TASK BRIEF:
Identify and copy all lines of the material where the string "that" is found.

PROVIDED ENTRIES:
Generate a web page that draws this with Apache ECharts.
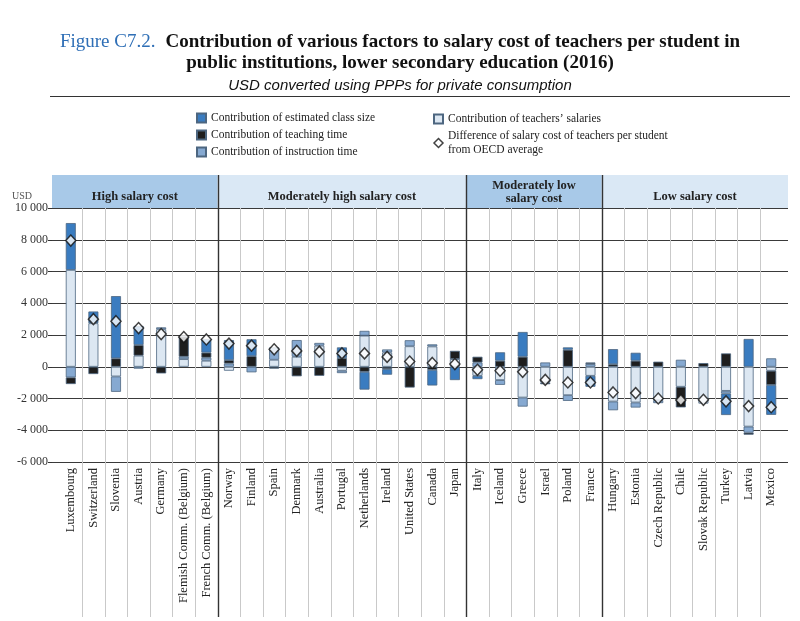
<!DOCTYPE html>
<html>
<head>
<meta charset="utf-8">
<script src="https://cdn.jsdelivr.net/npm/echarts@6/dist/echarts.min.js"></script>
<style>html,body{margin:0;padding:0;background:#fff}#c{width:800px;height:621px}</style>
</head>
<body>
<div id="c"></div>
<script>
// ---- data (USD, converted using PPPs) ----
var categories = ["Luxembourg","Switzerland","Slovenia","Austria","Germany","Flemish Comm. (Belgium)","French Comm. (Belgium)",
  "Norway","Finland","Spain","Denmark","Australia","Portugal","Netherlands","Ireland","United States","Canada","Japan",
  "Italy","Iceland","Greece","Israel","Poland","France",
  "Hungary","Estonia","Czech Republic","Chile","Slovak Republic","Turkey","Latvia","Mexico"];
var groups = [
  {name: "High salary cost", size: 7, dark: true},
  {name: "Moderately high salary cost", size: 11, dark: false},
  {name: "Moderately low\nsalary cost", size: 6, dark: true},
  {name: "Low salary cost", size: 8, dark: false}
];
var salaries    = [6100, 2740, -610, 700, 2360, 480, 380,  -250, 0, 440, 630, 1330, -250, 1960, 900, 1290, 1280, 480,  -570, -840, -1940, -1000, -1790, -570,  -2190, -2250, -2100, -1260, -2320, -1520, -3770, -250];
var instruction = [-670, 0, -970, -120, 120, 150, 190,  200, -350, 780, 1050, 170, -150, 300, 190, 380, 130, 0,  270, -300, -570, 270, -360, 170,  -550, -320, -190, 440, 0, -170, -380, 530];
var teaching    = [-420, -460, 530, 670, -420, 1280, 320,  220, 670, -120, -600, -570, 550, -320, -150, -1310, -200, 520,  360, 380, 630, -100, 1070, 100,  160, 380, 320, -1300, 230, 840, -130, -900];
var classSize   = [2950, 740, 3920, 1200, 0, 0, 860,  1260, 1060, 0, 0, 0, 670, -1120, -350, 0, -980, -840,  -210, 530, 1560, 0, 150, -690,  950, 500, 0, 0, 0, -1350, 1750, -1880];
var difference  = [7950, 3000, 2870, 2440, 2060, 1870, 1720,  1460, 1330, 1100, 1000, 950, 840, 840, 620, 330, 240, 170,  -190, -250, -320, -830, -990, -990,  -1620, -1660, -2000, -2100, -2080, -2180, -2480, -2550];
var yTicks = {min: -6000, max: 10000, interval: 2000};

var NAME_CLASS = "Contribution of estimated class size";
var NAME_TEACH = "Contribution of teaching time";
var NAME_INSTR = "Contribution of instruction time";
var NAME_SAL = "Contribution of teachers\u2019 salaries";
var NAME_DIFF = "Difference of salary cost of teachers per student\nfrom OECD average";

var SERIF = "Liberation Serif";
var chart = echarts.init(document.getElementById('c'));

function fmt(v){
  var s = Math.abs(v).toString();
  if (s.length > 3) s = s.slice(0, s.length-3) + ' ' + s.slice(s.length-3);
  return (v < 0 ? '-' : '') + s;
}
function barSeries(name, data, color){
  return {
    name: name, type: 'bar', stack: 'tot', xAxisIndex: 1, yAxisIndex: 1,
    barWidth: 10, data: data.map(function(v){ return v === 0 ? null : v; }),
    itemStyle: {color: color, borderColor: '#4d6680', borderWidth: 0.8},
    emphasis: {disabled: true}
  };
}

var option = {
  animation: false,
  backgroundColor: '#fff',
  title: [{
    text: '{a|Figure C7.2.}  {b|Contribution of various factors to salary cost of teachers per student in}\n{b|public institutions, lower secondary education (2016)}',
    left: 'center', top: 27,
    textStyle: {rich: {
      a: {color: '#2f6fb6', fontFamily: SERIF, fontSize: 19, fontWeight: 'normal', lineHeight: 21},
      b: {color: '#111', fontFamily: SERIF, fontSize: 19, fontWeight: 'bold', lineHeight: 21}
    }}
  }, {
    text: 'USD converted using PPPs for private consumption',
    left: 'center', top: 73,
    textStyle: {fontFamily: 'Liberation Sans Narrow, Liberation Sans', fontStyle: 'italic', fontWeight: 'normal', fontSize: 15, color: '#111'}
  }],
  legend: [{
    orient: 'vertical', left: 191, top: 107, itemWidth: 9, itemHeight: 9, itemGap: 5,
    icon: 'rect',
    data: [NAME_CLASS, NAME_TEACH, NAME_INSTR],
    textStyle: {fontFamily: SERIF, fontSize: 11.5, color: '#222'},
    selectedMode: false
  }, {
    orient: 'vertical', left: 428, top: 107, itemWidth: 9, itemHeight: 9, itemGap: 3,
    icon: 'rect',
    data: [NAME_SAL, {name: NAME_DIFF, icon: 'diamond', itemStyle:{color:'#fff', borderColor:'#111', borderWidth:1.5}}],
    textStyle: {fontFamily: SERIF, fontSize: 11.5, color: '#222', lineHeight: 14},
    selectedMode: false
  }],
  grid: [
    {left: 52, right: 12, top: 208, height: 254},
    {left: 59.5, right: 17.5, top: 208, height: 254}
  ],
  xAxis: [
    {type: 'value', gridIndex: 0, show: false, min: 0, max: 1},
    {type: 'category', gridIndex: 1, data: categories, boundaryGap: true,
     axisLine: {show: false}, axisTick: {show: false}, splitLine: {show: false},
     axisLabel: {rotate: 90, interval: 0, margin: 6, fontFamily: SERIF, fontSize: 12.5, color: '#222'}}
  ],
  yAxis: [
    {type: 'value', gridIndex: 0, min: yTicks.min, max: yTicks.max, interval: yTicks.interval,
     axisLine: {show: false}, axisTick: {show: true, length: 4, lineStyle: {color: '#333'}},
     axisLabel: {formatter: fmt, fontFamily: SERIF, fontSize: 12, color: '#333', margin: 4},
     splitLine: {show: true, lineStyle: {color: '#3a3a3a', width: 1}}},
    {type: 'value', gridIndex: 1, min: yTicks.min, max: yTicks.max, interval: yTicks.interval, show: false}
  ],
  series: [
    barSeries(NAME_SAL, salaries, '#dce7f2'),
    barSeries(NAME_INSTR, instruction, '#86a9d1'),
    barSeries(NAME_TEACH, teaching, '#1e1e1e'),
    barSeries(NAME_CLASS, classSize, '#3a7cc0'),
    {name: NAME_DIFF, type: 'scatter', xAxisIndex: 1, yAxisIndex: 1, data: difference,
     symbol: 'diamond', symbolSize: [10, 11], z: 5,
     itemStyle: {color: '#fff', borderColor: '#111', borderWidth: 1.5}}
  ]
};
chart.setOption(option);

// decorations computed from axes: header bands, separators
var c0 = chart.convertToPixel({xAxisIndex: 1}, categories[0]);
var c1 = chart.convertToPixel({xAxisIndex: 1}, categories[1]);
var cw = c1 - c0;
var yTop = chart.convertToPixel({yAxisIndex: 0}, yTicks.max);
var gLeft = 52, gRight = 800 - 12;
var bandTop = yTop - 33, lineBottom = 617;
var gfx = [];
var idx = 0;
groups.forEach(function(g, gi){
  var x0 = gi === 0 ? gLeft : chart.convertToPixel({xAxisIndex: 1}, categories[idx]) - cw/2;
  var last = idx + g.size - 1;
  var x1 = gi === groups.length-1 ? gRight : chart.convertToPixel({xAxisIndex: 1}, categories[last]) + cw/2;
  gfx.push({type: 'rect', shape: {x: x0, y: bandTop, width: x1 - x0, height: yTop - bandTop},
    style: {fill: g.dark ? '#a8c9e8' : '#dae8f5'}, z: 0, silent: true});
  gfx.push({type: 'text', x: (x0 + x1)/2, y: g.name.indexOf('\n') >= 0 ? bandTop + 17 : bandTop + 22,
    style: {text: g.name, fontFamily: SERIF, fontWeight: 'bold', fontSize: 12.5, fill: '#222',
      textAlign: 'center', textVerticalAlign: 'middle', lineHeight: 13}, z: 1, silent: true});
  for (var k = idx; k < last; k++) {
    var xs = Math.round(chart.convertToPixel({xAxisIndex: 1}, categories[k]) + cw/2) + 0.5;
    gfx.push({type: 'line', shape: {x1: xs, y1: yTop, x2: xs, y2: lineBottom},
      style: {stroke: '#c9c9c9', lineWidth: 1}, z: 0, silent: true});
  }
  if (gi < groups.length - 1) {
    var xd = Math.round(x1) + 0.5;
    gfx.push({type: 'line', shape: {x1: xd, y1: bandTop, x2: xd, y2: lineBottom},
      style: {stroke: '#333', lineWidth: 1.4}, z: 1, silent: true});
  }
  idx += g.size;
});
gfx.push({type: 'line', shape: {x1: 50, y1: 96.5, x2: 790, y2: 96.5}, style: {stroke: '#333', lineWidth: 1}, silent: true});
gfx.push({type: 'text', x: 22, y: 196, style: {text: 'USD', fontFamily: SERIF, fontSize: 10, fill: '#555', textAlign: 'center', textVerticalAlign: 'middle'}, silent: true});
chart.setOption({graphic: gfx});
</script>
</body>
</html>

--

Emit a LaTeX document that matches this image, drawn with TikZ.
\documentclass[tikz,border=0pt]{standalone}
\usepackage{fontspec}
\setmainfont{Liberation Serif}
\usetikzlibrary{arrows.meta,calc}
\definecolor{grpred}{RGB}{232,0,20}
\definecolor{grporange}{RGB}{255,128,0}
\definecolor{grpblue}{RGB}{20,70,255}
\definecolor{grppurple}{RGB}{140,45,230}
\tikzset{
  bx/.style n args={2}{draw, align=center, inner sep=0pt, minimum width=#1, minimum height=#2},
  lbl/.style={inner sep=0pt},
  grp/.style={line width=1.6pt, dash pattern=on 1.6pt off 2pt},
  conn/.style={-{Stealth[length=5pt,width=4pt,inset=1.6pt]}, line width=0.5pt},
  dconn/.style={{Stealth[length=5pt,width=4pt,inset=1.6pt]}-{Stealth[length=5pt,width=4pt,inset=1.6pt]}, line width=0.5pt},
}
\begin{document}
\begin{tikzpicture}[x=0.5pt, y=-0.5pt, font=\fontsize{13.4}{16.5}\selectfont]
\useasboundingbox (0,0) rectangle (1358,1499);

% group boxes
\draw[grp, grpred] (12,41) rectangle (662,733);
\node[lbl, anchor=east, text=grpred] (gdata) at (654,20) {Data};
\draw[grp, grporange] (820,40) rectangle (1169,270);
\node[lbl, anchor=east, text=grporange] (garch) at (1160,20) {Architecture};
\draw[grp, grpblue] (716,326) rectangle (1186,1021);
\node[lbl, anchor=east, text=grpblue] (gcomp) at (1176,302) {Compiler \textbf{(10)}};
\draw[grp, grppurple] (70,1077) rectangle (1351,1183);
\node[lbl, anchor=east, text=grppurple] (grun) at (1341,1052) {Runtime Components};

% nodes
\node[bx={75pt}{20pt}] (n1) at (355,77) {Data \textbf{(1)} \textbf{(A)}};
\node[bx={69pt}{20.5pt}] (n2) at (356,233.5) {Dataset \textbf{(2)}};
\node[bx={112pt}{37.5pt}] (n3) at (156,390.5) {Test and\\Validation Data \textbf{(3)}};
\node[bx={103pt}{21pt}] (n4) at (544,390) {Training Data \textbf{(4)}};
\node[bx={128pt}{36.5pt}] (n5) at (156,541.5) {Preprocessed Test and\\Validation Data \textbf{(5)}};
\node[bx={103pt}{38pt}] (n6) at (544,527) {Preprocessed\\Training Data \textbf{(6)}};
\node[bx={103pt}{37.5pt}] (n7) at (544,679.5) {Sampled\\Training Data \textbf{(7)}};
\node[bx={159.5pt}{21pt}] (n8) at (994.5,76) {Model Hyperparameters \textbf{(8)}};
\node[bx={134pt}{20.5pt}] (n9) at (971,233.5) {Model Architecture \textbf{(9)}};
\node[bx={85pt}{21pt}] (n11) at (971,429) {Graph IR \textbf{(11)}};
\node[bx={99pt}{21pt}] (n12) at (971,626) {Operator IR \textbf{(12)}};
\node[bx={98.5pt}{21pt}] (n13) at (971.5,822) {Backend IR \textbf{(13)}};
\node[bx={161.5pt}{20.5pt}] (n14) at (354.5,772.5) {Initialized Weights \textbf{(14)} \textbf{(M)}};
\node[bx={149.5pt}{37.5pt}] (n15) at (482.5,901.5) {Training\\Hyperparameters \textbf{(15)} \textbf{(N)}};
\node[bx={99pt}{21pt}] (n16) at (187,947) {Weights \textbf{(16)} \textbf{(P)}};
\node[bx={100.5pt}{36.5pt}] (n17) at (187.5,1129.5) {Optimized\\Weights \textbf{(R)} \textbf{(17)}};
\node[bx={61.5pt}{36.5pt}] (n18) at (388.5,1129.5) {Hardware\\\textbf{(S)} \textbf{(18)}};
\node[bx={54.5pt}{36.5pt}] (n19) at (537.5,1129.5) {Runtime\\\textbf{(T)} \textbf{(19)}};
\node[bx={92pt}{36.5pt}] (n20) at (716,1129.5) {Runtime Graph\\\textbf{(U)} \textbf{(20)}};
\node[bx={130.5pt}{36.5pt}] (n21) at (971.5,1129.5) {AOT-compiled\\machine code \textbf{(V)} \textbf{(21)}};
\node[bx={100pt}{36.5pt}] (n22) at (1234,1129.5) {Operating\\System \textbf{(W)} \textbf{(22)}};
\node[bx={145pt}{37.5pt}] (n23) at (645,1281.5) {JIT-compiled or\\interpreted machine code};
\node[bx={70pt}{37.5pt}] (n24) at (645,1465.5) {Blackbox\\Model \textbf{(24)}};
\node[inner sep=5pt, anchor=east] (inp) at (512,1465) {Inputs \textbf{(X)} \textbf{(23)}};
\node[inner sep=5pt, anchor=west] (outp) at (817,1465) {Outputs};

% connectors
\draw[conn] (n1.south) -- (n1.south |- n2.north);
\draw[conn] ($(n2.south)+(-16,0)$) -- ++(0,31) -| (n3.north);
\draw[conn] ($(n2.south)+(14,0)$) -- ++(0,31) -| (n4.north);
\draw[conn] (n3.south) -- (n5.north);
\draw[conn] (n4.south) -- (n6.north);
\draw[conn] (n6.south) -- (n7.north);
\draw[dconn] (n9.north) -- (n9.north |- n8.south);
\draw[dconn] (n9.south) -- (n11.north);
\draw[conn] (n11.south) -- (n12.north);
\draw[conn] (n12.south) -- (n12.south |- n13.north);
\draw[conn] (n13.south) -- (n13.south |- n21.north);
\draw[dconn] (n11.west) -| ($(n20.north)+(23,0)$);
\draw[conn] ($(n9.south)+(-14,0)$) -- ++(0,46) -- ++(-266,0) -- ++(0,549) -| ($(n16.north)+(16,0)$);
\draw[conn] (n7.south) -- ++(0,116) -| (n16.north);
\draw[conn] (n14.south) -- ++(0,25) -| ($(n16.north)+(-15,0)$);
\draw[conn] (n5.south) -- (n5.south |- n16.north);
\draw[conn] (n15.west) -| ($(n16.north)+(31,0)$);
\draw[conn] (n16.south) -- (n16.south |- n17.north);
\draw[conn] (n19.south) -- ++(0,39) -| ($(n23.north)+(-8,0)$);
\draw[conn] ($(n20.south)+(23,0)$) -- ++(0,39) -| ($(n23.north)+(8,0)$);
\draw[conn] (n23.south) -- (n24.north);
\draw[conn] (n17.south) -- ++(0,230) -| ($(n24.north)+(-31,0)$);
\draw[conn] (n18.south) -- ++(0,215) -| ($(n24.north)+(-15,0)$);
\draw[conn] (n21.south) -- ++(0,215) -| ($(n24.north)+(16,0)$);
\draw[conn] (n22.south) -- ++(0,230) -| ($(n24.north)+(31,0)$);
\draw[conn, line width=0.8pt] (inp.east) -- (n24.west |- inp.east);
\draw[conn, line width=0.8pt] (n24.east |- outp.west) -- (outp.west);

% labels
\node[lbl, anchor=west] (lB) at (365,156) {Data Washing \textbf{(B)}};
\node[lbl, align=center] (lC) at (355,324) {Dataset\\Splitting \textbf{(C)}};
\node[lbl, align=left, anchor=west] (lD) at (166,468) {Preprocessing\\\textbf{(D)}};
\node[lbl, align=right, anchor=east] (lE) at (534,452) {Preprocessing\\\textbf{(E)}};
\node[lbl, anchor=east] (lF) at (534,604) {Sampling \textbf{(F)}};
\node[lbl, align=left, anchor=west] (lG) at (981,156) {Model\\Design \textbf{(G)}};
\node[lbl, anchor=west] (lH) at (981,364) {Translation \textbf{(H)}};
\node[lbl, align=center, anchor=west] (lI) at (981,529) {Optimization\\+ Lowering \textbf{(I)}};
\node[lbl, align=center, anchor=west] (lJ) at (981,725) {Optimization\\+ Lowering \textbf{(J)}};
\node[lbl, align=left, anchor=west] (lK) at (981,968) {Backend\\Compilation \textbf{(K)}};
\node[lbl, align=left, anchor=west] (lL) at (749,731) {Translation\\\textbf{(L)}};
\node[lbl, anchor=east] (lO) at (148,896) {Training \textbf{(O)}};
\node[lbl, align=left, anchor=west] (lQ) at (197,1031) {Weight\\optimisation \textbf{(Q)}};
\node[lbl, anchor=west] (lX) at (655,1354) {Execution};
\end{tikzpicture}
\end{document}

RESULT FOR THIS EXERCISE:
Generate a web page that draws this with Apache ECharts.
Emit a LaTeX document that matches this image, drawn with TikZ.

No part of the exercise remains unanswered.